Bing is my default search engine because I'm paranoid about Google's tracking
practices. In my experience, I still see cases where I do not find (all
results, enough results, related results, etc) what I want on Bing and then I
try Google and find it.

They've done a decent job nevertheless.

------
il
They certainly built a great product, but it's easier to gain market share
when you have a $300 million marketing budget.

Aside from heavy branding, they also built an absolutely brilliant, perfectly
executed long-tail SEM campaign.

According to my internal data, Bing is one of the largest advertisers on both
Yahoo and Google, approaching eBay and Amazon in volume.

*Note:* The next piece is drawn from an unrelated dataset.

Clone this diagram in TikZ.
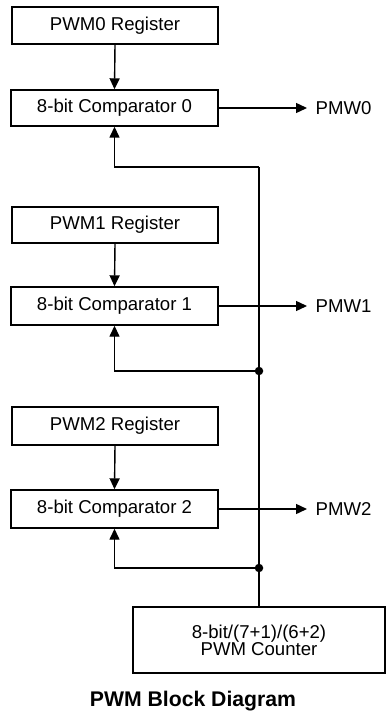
\documentclass[tikz,border=0pt]{standalone}
\usepackage{fontspec}
\setmainfont{Liberation Sans}
\usetikzlibrary{arrows.meta}
\begin{document}
\begin{tikzpicture}[x=1pt,y=-1pt,
  line width=1.4pt,
  blk/.style={draw, rectangle, inner sep=0pt, font=\fontsize{18.6}{17}\selectfont, align=center},
  lbl/.style={inner sep=0pt, font=\fontsize{18.6}{17}\selectfont},
  arr/.style={-{Triangle[length=11pt,width=10pt]}},
  dotc/.style={circle, fill, inner sep=0pt, minimum size=8.5pt}]
\useasboundingbox (0,0) rectangle (386,711);
% blocks
\node[blk, minimum width=206pt, minimum height=37pt] (reg0) at (115,25.5) {PWM0 Register};
\node[blk, minimum width=207pt, minimum height=36pt] (comp0) at (114.5,108) {8-bit Comparator 0};
\node[blk, minimum width=206pt, minimum height=36pt] (reg1) at (115,225) {PWM1 Register};
\node[blk, minimum width=207pt, minimum height=38pt] (comp1) at (114.5,306) {8-bit Comparator 1};
\node[blk, minimum width=206pt, minimum height=38pt] (reg2) at (115,426) {PWM2 Register};
\node[blk, minimum width=207pt, minimum height=38pt] (comp2) at (114.5,509) {8-bit Comparator 2};
\node[blk, minimum width=252pt, minimum height=66pt] (cnt) at (259,640) {8-bit/(7+1)/(6+2)\\PWM Counter};
% outputs
\node[lbl, anchor=west] (o0) at (315,108) {PMW0};
\node[lbl, anchor=west] (o1) at (315,306) {PMW1};
\node[lbl, anchor=west] (o2) at (315,509) {PMW2};
\coordinate (e0) at (307,108);
\coordinate (e1) at (307,306);
\coordinate (e2) at (307,509);
% bus points
\coordinate (b0) at (259,167);
\node[dotc] (b1) at (259,371) {};
\node[dotc] (b2) at (259,568) {};
% connectors
\draw[arr] (reg0.south) -- (comp0.north);
\draw[arr] (reg1.south) -- (comp1.north);
\draw[arr] (reg2.south) -- (comp2.north);
\draw[arr] (comp0.east) -- (e0);
\draw[arr] (comp1.east) -- (e1);
\draw[arr] (comp2.east) -- (e2);
\draw (b0) -- (cnt.north);
\draw[arr] (b0) -| (comp0.south);
\draw[arr] (b1.center) -| (comp1.south);
\draw[arr] (b2.center) -| (comp2.south);
% title
\node[anchor=base, inner sep=0pt, font=\fontsize{21.2}{24}\selectfont\bfseries] (title) at (193,706) {PWM Block Diagram};
\end{tikzpicture}
\end{document}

SEMRush shows 50,000 paid keywords for Bing- but that's a tiny fraction of
their actual ad spend.

------
RJF
So, does Bing finally allow restricting your search results to specific
period? The lack of this crucial feature was why I wouldn't even bother using
it, and it still doesn't seem to be available (I just had a quick look out of
curiosity).

------
muxxa
Another data sample (5 billion pageviews per month) that doesn't exactly
confirm the Nielson data [http://gs.statcounter.com/#search_engine-US-
weekly-200931-20...](http://gs.statcounter.com/#search_engine-US-
weekly-200931-201037)

------
redraga
All that aggressive advertising looks like it has paid off. And competition is
always good for any market.

------
itistoday
Is it that big of a deal considering Bing powers Yahoo search anyway...? The
two companies have a partnership.